Visualization 1: Abundance of Different Species across Sites

The purpose of the visualization below is to show the change in abundance of my 16 aquatic plant species found throughout my 9 sites as well as overall abundance of aquatic plants throughout my sites. The sites are arranged on the graph from upstream (on the top of the graphic) to downstream on the bottom of the graphic. As you can see below, sites further downstream tend to have higher abundance of aquatic plants, except for my tributary sites which are outliers (my tributary sites are Potrero Creek, Tularcitos Creek, San Clemente Creek, and Garzas Creek). The “Carmel River - By Safeway” site has overall the highest abundance of aquatic plants and is the furthest downstream. The sites further downstream and on the main stem of the Carmel River are in the more urban areas of the Carmel Valley and are larger rivers, which may be contributing to this trend in aquatic plant abundance.
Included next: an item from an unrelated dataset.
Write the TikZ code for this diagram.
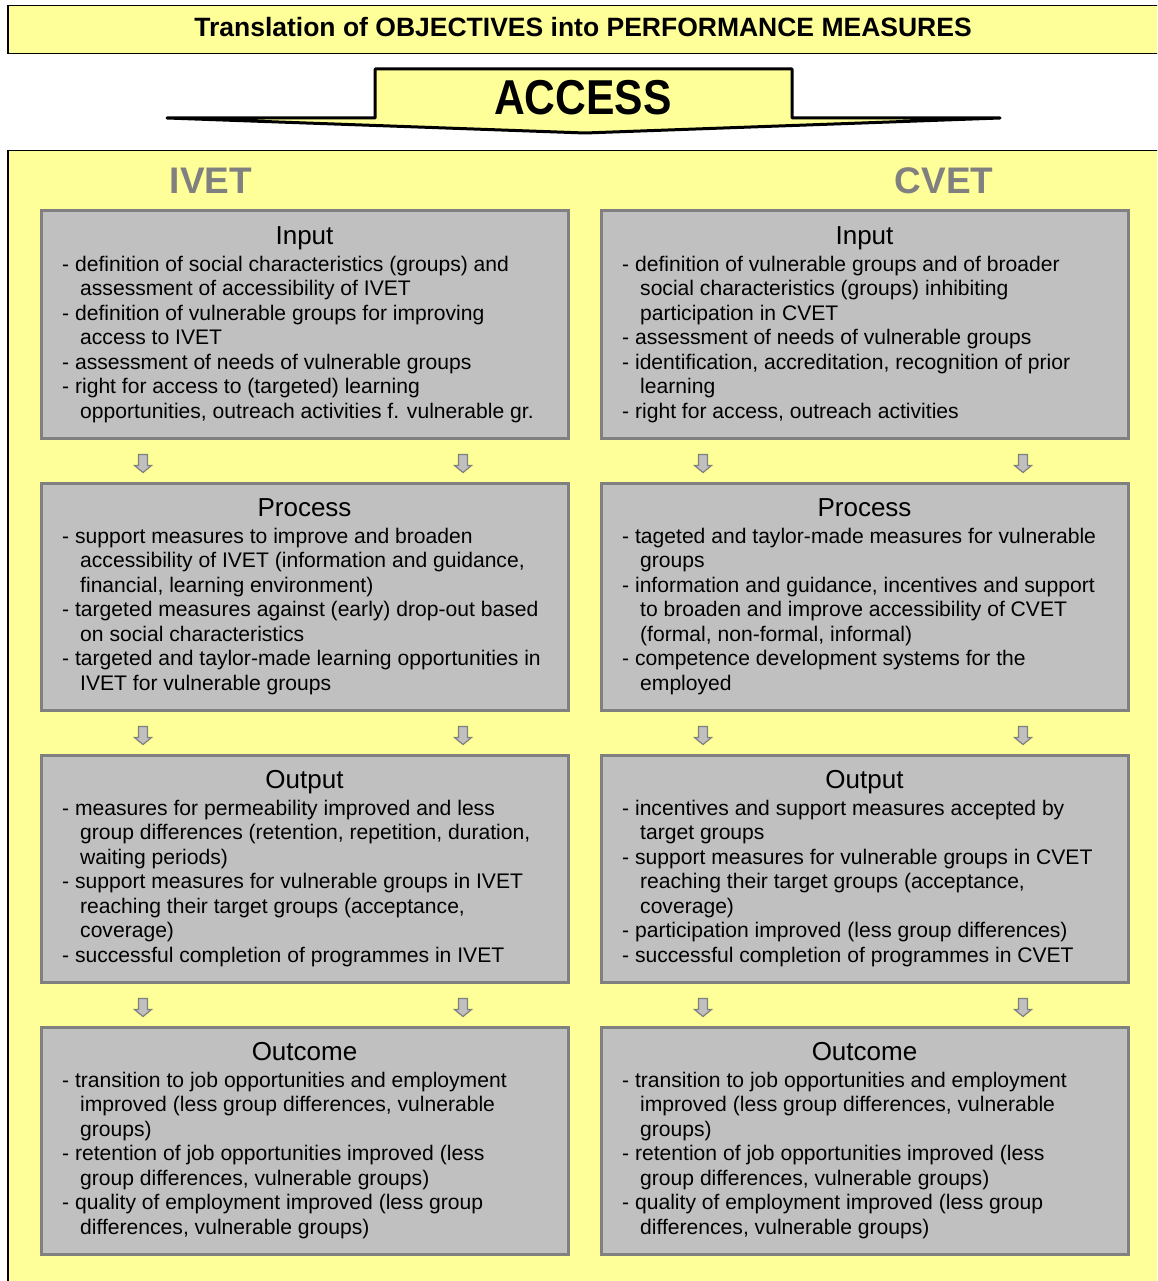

Horizontal stacked bar chart showing total abundance in square meters of aquatic plant species across creek locations from upstream to downstream. Locations include CR (Carmel River) - Cachagua Park, Tularcitos Creek, San Clemente Creek, CR - Rosie's Bridge, Garzas Creek, CR - Garland Ranch, CR - Schulte's Bridge, Potrero Creek, and CR - By Safeway. CR - By Safeway has the highest total abundance, followed by Garzas Creek and CR - Schulte's Bridge. A color legend lists 16 aquatic plant species.

Figure 1. Bar chart showing species abundance at each site. CR stands for Carmel River on the plot. Sites are ordered upstream to downstream.
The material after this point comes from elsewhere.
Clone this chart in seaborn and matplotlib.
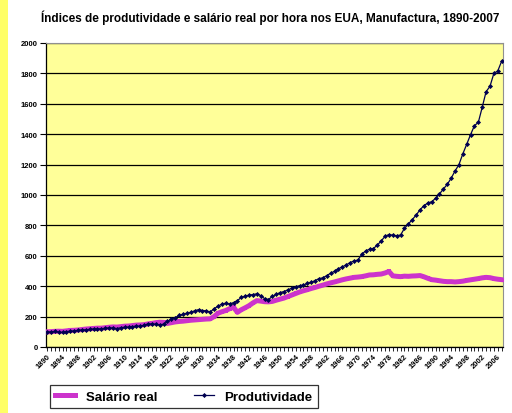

Visualization 2: Correlogram of important variables against each other

The purpose of this second visualization is to understand the relationships between my environmental predictors and determine if there are any strong correlations present. Most relationships appear to be not very strong or have are relatively strong negative relationships. Some of the strongest relationships appear to be pH and pool % (positive) as well as pH and run % (negative). Dissolved oxygen (DO) also appears to be fairly correlated with pH (positive) as well as pool (negative), and run (positive) percentage variables. These correlations make sense as it is well understood that the type of flow can influence dissolved oxygen levels and other aspects of water chemistry. These types of inherent relationships need to be considered with modelling and other statistical analysis to understand the relationships between the environmental predictors and species abundance or presence-absence. (Due to such relationships linear and logistic regression models were abandoned in later analysis since I did not meet the assumptions for these models and I moved on to Random Forest Modelling for my final capstone project).

The correlogram has the variables: canopy cover, temperature, pH, conductivity, Dissolved oxygen, riffle percent, pool percent, run percent, depth, substrate size, velocity, base stream flow index, elevation calcium oxide content, runoff, precipitation, watershed area. Each variable is plotted against itself and every other variables with ovals showing the strength and direction. Narrower ovals are stronger while wider ovals are less strong and directional relationship are shown with slope and color. Darker blue color shows positive relationships while lighter blue-green shows negative color. Most relationships appear to be not very strong or have a negative relationship with another variable.

Figure 2. Correlogram of important environmental predictors to understand strength of collinearity between variables.